◆ INSTRUCTION
All of the lines below are to be printed again exactly; images are excluded from the output.

════

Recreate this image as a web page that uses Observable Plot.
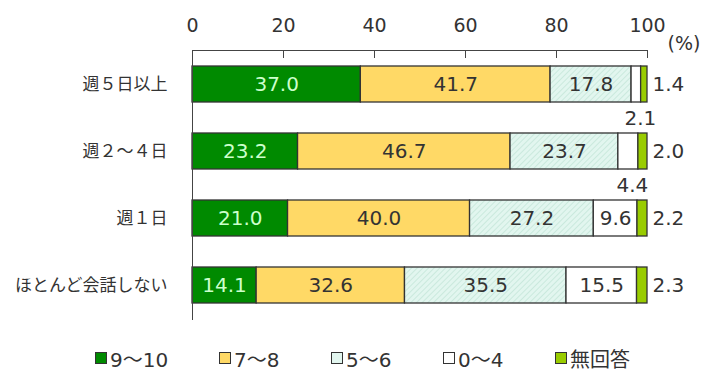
<!DOCTYPE html>
<html>
<head>
<meta charset="utf-8">
<script src="https://cdn.jsdelivr.net/npm/d3@7"></script>
<script src="https://cdn.jsdelivr.net/npm/@observablehq/plot@0.6"></script>
<style>
  body { margin: 0; background: #fff; }
  #legend { display: flex; align-items: center; margin-left: 95px; margin-top: 16px; height: 24px;
    font-family: "DejaVu Sans", "Noto Sans CJK JP", sans-serif; font-size: 20px; color: #333; }
  .item { display: flex; align-items: center; width: 112px; }
  .item:first-child { width: 124px; }
  .sw { width: 10px; height: 10px; border: 1px solid #333; margin-right: 3px; }
</style>
</head>
<body>
<div id="chart"></div>
<div id="legend"></div>
<script>
const categories = ["週５日以上", "週２～４日", "週１日", "ほとんど会話しない"];
const seriesNames = ["9～10", "7～8", "5～6", "0～4", "無回答"];
const v9to10 = [37.0, 23.2, 21.0, 14.1];
const v7to8 = [41.7, 46.7, 40.0, 32.6];
const v5to6 = [17.8, 23.7, 27.2, 35.5];
const v0to4 = [2.1, 4.4, 9.6, 15.5];
const vNoAnswer = [1.4, 2.0, 2.2, 2.3];
const xTicks = [0, 20, 40, 60, 80, 100];
const seriesColors = ["#008a00", "#ffd966", "url(#hatch)", "#ffffff", "#99cc00"];

const values = [v9to10, v7to8, v5to6, v0to4, vNoAnswer];
const rows = [];
categories.forEach((c, i) => {
  let acc = 0;
  seriesNames.forEach((s, j) => {
    const v = values[j][i];
    rows.push({category: c, series: s, si: j, value: v, start: acc, end: acc + v, mid: acc + v / 2});
    acc += v;
  });
});

const numFont = "DejaVu Sans, Noto Sans CJK JP, sans-serif";
const fmt = d => d.value.toFixed(1);

const chart = Plot.plot({
  width: 724,
  height: 330,
  marginLeft: 192,
  marginRight: 77,
  marginTop: 50,
  marginBottom: 10,
  style: {background: "#fff", color: "#333"},
  x: {domain: [0, 100], axis: null},
  y: {domain: categories, paddingInner: 0.46, paddingOuter: 0.23, axis: null},
  color: {domain: seriesNames, range: seriesColors},
  marks: [
    Plot.barX(rows, {x1: "start", x2: "end", y: "category", fill: "series", stroke: "#333", strokeWidth: 1.3}),
    Plot.axisX(xTicks, {anchor: "top", tickSize: 0, tickPadding: 19, fontSize: 19, fontFamily: numFont, fill: "#333", label: null}),
    Plot.axisY({anchor: "left", tickSize: 0, tickPadding: 25, fontSize: 17, fontFamily: "Noto Sans CJK JP, sans-serif", fill: "#333", label: null}),
    Plot.frame({anchor: "top", stroke: "#444"}),
    Plot.ruleX([0], {stroke: "#444"}),
    Plot.ruleX(xTicks, {x: d => d, insetBottom: 262, stroke: "#444"}),
    Plot.text(rows.filter(d => d.si === 0), {x: "mid", y: "category", text: fmt, fill: "#ccffcc", fontSize: 20, fontFamily: numFont}),
    Plot.text(rows.filter(d => d.si > 0 && d.si < 4 && d.value >= 5), {x: "mid", y: "category", text: fmt, fill: "#333", fontSize: 20, fontFamily: numFont}),
    Plot.text(rows.filter(d => d.si === 3 && d.value < 5), {x: "mid", y: "category", text: fmt, dx: 4, dy: 34, fill: "#333", fontSize: 20, fontFamily: numFont}),
    Plot.text(rows.filter(d => d.si === 4), {x: "end", y: "category", text: fmt, dx: 5, textAnchor: "start", fill: "#333", fontSize: 20, fontFamily: numFont}),
    Plot.text(["(%)"], {frameAnchor: "top-right", text: d => d, dx: 20, dy: -14, textAnchor: "start", fill: "#333", fontSize: 19, fontFamily: numFont})
  ]
});

// hatch pattern for the 5～6 series
const ns = "http://www.w3.org/2000/svg";
const defs = document.createElementNS(ns, "defs");
const pat = document.createElementNS(ns, "pattern");
pat.setAttribute("id", "hatch");
pat.setAttribute("patternUnits", "userSpaceOnUse");
pat.setAttribute("width", "4");
pat.setAttribute("height", "4");
pat.setAttribute("patternTransform", "rotate(45)");
const bg = document.createElementNS(ns, "rect");
bg.setAttribute("width", "4"); bg.setAttribute("height", "4"); bg.setAttribute("fill", "#e2f6ef");
const ln = document.createElementNS(ns, "line");
ln.setAttribute("x1", "0"); ln.setAttribute("y1", "0"); ln.setAttribute("x2", "0"); ln.setAttribute("y2", "4");
ln.setAttribute("stroke", "#b3dccb"); ln.setAttribute("stroke-width", "1");
pat.appendChild(bg); pat.appendChild(ln); defs.appendChild(pat);
chart.insertBefore(defs, chart.firstChild);

document.getElementById("chart").appendChild(chart);

const legend = document.getElementById("legend");
seriesNames.forEach((s, j) => {
  const item = document.createElement("div");
  item.className = "item";
  const sw = document.createElement("div");
  sw.className = "sw";
  sw.style.background = j === 2 ? "#e2f6ef" : seriesColors[j];
  const t = document.createElement("span");
  t.textContent = s;
  item.appendChild(sw); item.appendChild(t);
  legend.appendChild(item);
});
</script>
</body>
</html>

════

◆ SOLUTION TO THIS TASK
Recreate this image as a web page that uses Observable Plot.
<!DOCTYPE html>
<html>
<head>
<meta charset="utf-8">
<script src="https://cdn.jsdelivr.net/npm/d3@7"></script>
<script src="https://cdn.jsdelivr.net/npm/@observablehq/plot@0.6"></script>
<style>
  body { margin: 0; background: #fff; }
  #legend { display: flex; align-items: center; margin-left: 95px; margin-top: 16px; height: 24px;
    font-family: "DejaVu Sans", "Noto Sans CJK JP", sans-serif; font-size: 20px; color: #333; }
  .item { display: flex; align-items: center; width: 112px; }
  .item:first-child { width: 124px; }
  .sw { width: 10px; height: 10px; border: 1px solid #333; margin-right: 3px; }
</style>
</head>
<body>
<div id="chart"></div>
<div id="legend"></div>
<script>
const categories = ["週５日以上", "週２～４日", "週１日", "ほとんど会話しない"];
const seriesNames = ["9～10", "7～8", "5～6", "0～4", "無回答"];
const v9to10 = [37.0, 23.2, 21.0, 14.1];
const v7to8 = [41.7, 46.7, 40.0, 32.6];
const v5to6 = [17.8, 23.7, 27.2, 35.5];
const v0to4 = [2.1, 4.4, 9.6, 15.5];
const vNoAnswer = [1.4, 2.0, 2.2, 2.3];
const xTicks = [0, 20, 40, 60, 80, 100];
const seriesColors = ["#008a00", "#ffd966", "url(#hatch)", "#ffffff", "#99cc00"];

const values = [v9to10, v7to8, v5to6, v0to4, vNoAnswer];
const rows = [];
categories.forEach((c, i) => {
  let acc = 0;
  seriesNames.forEach((s, j) => {
    const v = values[j][i];
    rows.push({category: c, series: s, si: j, value: v, start: acc, end: acc + v, mid: acc + v / 2});
    acc += v;
  });
});

const numFont = "DejaVu Sans, Noto Sans CJK JP, sans-serif";
const fmt = d => d.value.toFixed(1);

const chart = Plot.plot({
  width: 724,
  height: 330,
  marginLeft: 192,
  marginRight: 77,
  marginTop: 50,
  marginBottom: 10,
  style: {background: "#fff", color: "#333"},
  x: {domain: [0, 100], axis: null},
  y: {domain: categories, paddingInner: 0.46, paddingOuter: 0.23, axis: null},
  color: {domain: seriesNames, range: seriesColors},
  marks: [
    Plot.barX(rows, {x1: "start", x2: "end", y: "category", fill: "series", stroke: "#333", strokeWidth: 1.3}),
    Plot.axisX(xTicks, {anchor: "top", tickSize: 0, tickPadding: 19, fontSize: 19, fontFamily: numFont, fill: "#333", label: null}),
    Plot.axisY({anchor: "left", tickSize: 0, tickPadding: 25, fontSize: 17, fontFamily: "Noto Sans CJK JP, sans-serif", fill: "#333", label: null}),
    Plot.frame({anchor: "top", stroke: "#444"}),
    Plot.ruleX([0], {stroke: "#444"}),
    Plot.ruleX(xTicks, {x: d => d, insetBottom: 262, stroke: "#444"}),
    Plot.text(rows.filter(d => d.si === 0), {x: "mid", y: "category", text: fmt, fill: "#ccffcc", fontSize: 20, fontFamily: numFont}),
    Plot.text(rows.filter(d => d.si > 0 && d.si < 4 && d.value >= 5), {x: "mid", y: "category", text: fmt, fill: "#333", fontSize: 20, fontFamily: numFont}),
    Plot.text(rows.filter(d => d.si === 3 && d.value < 5), {x: "mid", y: "category", text: fmt, dx: 4, dy: 34, fill: "#333", fontSize: 20, fontFamily: numFont}),
    Plot.text(rows.filter(d => d.si === 4), {x: "end", y: "category", text: fmt, dx: 5, textAnchor: "start", fill: "#333", fontSize: 20, fontFamily: numFont}),
    Plot.text(["(%)"], {frameAnchor: "top-right", text: d => d, dx: 20, dy: -14, textAnchor: "start", fill: "#333", fontSize: 19, fontFamily: numFont})
  ]
});

// hatch pattern for the 5～6 series
const ns = "http://www.w3.org/2000/svg";
const defs = document.createElementNS(ns, "defs");
const pat = document.createElementNS(ns, "pattern");
pat.setAttribute("id", "hatch");
pat.setAttribute("patternUnits", "userSpaceOnUse");
pat.setAttribute("width", "4");
pat.setAttribute("height", "4");
pat.setAttribute("patternTransform", "rotate(45)");
const bg = document.createElementNS(ns, "rect");
bg.setAttribute("width", "4"); bg.setAttribute("height", "4"); bg.setAttribute("fill", "#e2f6ef");
const ln = document.createElementNS(ns, "line");
ln.setAttribute("x1", "0"); ln.setAttribute("y1", "0"); ln.setAttribute("x2", "0"); ln.setAttribute("y2", "4");
ln.setAttribute("stroke", "#b3dccb"); ln.setAttribute("stroke-width", "1");
pat.appendChild(bg); pat.appendChild(ln); defs.appendChild(pat);
chart.insertBefore(defs, chart.firstChild);

document.getElementById("chart").appendChild(chart);

const legend = document.getElementById("legend");
seriesNames.forEach((s, j) => {
  const item = document.createElement("div");
  item.className = "item";
  const sw = document.createElement("div");
  sw.className = "sw";
  sw.style.background = j === 2 ? "#e2f6ef" : seriesColors[j];
  const t = document.createElement("span");
  t.textContent = s;
  item.appendChild(sw); item.appendChild(t);
  legend.appendChild(item);
});
</script>
</body>
</html>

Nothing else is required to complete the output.